Davis, supra, at 67-68.
This holding similarly bars recovery from a party who negligently entrusts a vehicle to a driver who is intoxicated, if the driver's operation of the automobile in his intoxicated condition proximately contributed to his injuries or death since the intoxicated person's action in driving the automobile constitutes willful and wanton misconduct. See also: Williams v. Crist (1985), Ind., 484 N.E.2d 576, 578. Thus, Szabo's act of driving the automobile while intoxicated constitutes willful and wanton misconduct which is a complete defense to her estate's action against Cwidak. The trial court properly granted summary judgment in favor of Cwidak.
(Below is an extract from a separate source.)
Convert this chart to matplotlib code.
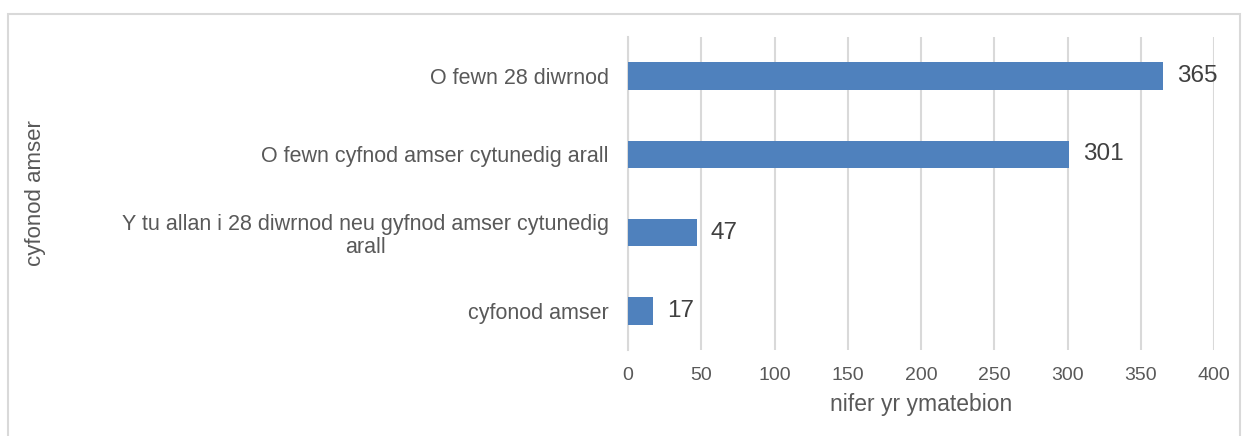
import matplotlib
matplotlib.use("Agg")
import matplotlib.pyplot as plt
from matplotlib.patches import Rectangle

categories = [
    "cyfonod amser",
    "Y tu allan i 28 diwrnod neu gyfnod amser cytunedig\narall",
    "O fewn cyfnod amser cytunedig arall",
    "O fewn 28 diwrnod",
]
values = [17, 47, 301, 365]
x_ticks = [0, 50, 100, 150, 200, 250, 300, 350, 400]

plt.rcParams['font.family'] = ['Liberation Sans', 'DejaVu Sans']
text_col = "#595959"
grid_col = "#D9D9D9"
bar_col = "#4F81BD"

fig = plt.figure(figsize=(12.48, 4.36), dpi=100)
ax = fig.add_axes([628 / 1248, 1 - 350 / 436, (1214 - 628) / 1248, (350 - 37) / 436])

pos = list(range(len(categories)))
ax.barh(pos, values, height=0.35, color=bar_col, zorder=3)

for p, v in zip(pos, values):
    ax.annotate(str(v), (v, p), xytext=(10, 0), textcoords="offset points",
                ha="left", va="center", fontsize=17.5, color="#404040")

ax.set_xlim(0, 400)
ax.set_ylim(-0.5, len(categories) - 0.5)
ax.set_xticks(x_ticks)
ax.set_xticklabels([str(t) for t in x_ticks], fontsize=14, color=text_col)
ax.set_yticks(pos)
ax.set_yticklabels(categories, fontsize=15.5, color=text_col, linespacing=1.1)
for lbl in ax.get_yticklabels():
    lbl.set_multialignment("center")
ax.tick_params(axis="both", length=0)
ax.tick_params(axis="x", pad=12)
ax.tick_params(axis="y", pad=14)

ax.grid(axis="x", color=grid_col, linewidth=1.5, zorder=0)
for s in ["top", "right", "bottom"]:
    ax.spines[s].set_visible(False)
ax.spines["left"].set_color(grid_col)
ax.spines["left"].set_linewidth(1.5)

ax.set_xlabel("nifer yr ymatebion", fontsize=16.5, color=text_col, labelpad=7)
ax.set_ylabel("cyfonod amser", fontsize=16, color=text_col, va="center")
ax.yaxis.set_label_coords(36 / 1248, 1 - 193 / 436, transform=fig.transFigure)

# light frame round the chart area
fig.patches.append(Rectangle((8 / 1248, -0.1), (1240 - 8) / 1248, 1.1 - 14 / 436,
                             transform=fig.transFigure, fill=False,
                             edgecolor=grid_col, linewidth=1.5))

fig.savefig("out.png", dpi=100)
Cwidak alleges he is entitled to an award of attorney fees because the appeal initiated by Szabo is permeated with merit-lessness, bad faith, frivolity, and is implausible to the extent an award of attorney fees is warranted pursuant to Ind.Appellate Rule 15(G). See: Orr v. Turco Mfg. Co., Inc. (1987), Ind., 512 N.E.2d 151. However appellant's argument was an attempt to persuade this Court to hold negligent entrustment independent of any contributory willful and wanton conduct of the deceased so that the estate could recover for the alleged negligence committed by Cwidak in purchasing alcohol for a minor, Szabo, and then allowing her to drive when she was intoxicated. Appellant's argument is not made in bad faith nor can it be deemed frivolous for an award of punitive sanctions to be justified pursuant to App.R. 15(G).
Affirmed.
STATON and CONOVER, JJ., concur.
NOTES
[1] The accident occurred on August 8, 1984, so Indiana's Comparative Fault Act does not apply.